## Start

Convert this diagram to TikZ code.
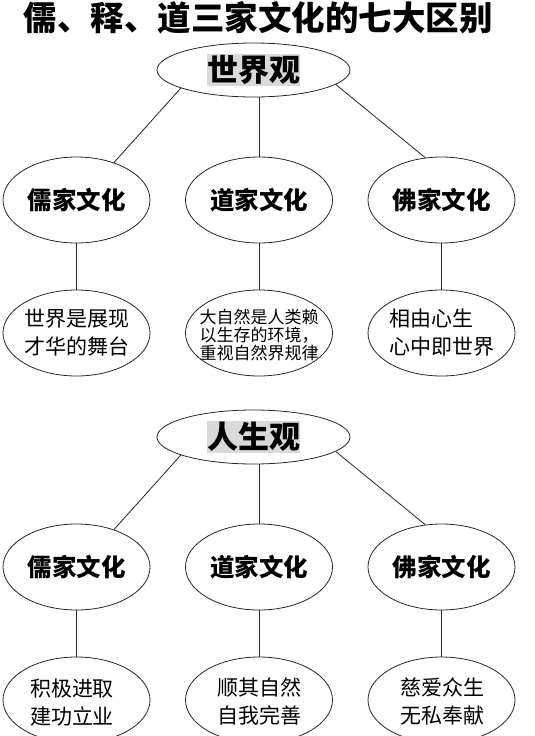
\documentclass[tikz,border=0pt]{standalone}
\usepackage{fontspec}
\setmainfont{Noto Sans CJK SC}
\usetikzlibrary{shapes.geometric}

\tikzset{
  topbubble/.style={ellipse, draw=black!85, line width=0.8pt, minimum width=193pt, minimum height=54pt, inner sep=0pt},
  bubble/.style={ellipse, draw=black!85, line width=0.8pt, minimum width=147pt, minimum height=86pt, inner sep=0pt},
  heading/.style={fill=black!15, inner xsep=0pt, inner ysep=1pt, font=\bfseries\fontsize{31}{33}\selectfont},
  school/.style={font=\bfseries\fontsize{24.5}{26}\selectfont},
  leaftext/.style={align=left, inner sep=0pt, font=\fontsize{21}{28}\selectfont},
  smalltext/.style={align=left, inner sep=0pt, font=\fontsize{17}{18}\selectfont},
  link/.style={draw=black!85, line width=0.8pt}
}

\begin{document}
\begin{tikzpicture}[x=1pt, y=-1pt]
    \useasboundingbox (0,0) rectangle (535,736);
    \clip (0,0) rectangle (535,736);

    % Título
    \node[font=\bfseries\fontsize{33.5}{36}\selectfont] (title) at (258,18) {儒、释、道三家文化的七大区别};

    %世界观
    \node[topbubble] (wv) at (253.5,70) {};
    \node[heading] (wvt) at (wv) {世界观};

    \node[bubble, school] (rj1) at (76.5,200) {儒家文化};
    \node[bubble, school] (dj1) at (259,200) {道家文化};
    \node[bubble, school] (fj1) at (441.5,200) {佛家文化};

    \node[bubble] (rj1l) at (76.5,333) {};
    \node[bubble] (dj1l) at (259,333) {};
    \node[bubble] (fj1l) at (441.5,333) {};
    \node[leaftext] (rj1t) at (rj1l) {世界是展现\\才华的舞台};
    \node[smalltext] (dj1t) at (259,335) {大自然是人类赖\\以生存的环境，\\重视自然界规律};
    \node[leaftext] (fj1t) at (fj1l) {相由心生\\心中即世界};

    \draw[link] (wv.194) -- (rj1.45);
    \draw[link] (wv.south -| dj1.north) -- (dj1.north);
    \draw[link] (wv.350) -- (fj1.111);
    \foreach \n in {rj1, dj1, fj1} {
        \draw[link] (\n.south) -- (\n l.north);
    }

    % 人生观
    \node[topbubble] (lv) at (253.5,437) {};
    \node[heading] (lvt) at (lv) {人生观};

    \node[bubble, school] (rj2) at (76.5,567) {儒家文化};
    \node[bubble, school] (dj2) at (259,567) {道家文化};
    \node[bubble, school] (fj2) at (441.5,567) {佛家文化};

    \node[bubble] (rj2l) at (76.5,700) {};
    \node[bubble] (dj2l) at (259,700) {};
    \node[bubble] (fj2l) at (441.5,700) {};
    \node[leaftext] (rj2t) at (72,703) {积极进取\\建功立业};
    \node[leaftext] (dj2t) at (259,701) {顺其自然\\自我完善};
    \node[leaftext] (fj2t) at (442,701) {慈爱众生\\无私奉献};

    \draw[link] (lv.194) -- (rj2.45);
    \draw[link] (lv.south -| dj2.north) -- (dj2.north);
    \draw[link] (lv.350) -- (fj2.111);
    \foreach \n in {rj2, dj2, fj2} {
        \draw[link] (\n.south) -- (\n l.north);
    }

\end{tikzpicture}
\end{document}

## End

(Exercise aim) Pictures excluded, repeat exactly the lines from the top of the material through the line with "(wvt) at (wv)", including both of those lines.

(Solution for this exercise)
Convert this diagram to TikZ code.
\documentclass[tikz,border=0pt]{standalone}
\usepackage{fontspec}
\setmainfont{Noto Sans CJK SC}
\usetikzlibrary{shapes.geometric}

\tikzset{
  topbubble/.style={ellipse, draw=black!85, line width=0.8pt, minimum width=193pt, minimum height=54pt, inner sep=0pt},
  bubble/.style={ellipse, draw=black!85, line width=0.8pt, minimum width=147pt, minimum height=86pt, inner sep=0pt},
  heading/.style={fill=black!15, inner xsep=0pt, inner ysep=1pt, font=\bfseries\fontsize{31}{33}\selectfont},
  school/.style={font=\bfseries\fontsize{24.5}{26}\selectfont},
  leaftext/.style={align=left, inner sep=0pt, font=\fontsize{21}{28}\selectfont},
  smalltext/.style={align=left, inner sep=0pt, font=\fontsize{17}{18}\selectfont},
  link/.style={draw=black!85, line width=0.8pt}
}

\begin{document}
\begin{tikzpicture}[x=1pt, y=-1pt]
    \useasboundingbox (0,0) rectangle (535,736);
    \clip (0,0) rectangle (535,736);

    % Título
    \node[font=\bfseries\fontsize{33.5}{36}\selectfont] (title) at (258,18) {儒、释、道三家文化的七大区别};

    %世界观
    \node[topbubble] (wv) at (253.5,70) {};
    \node[heading] (wvt) at (wv) {世界观};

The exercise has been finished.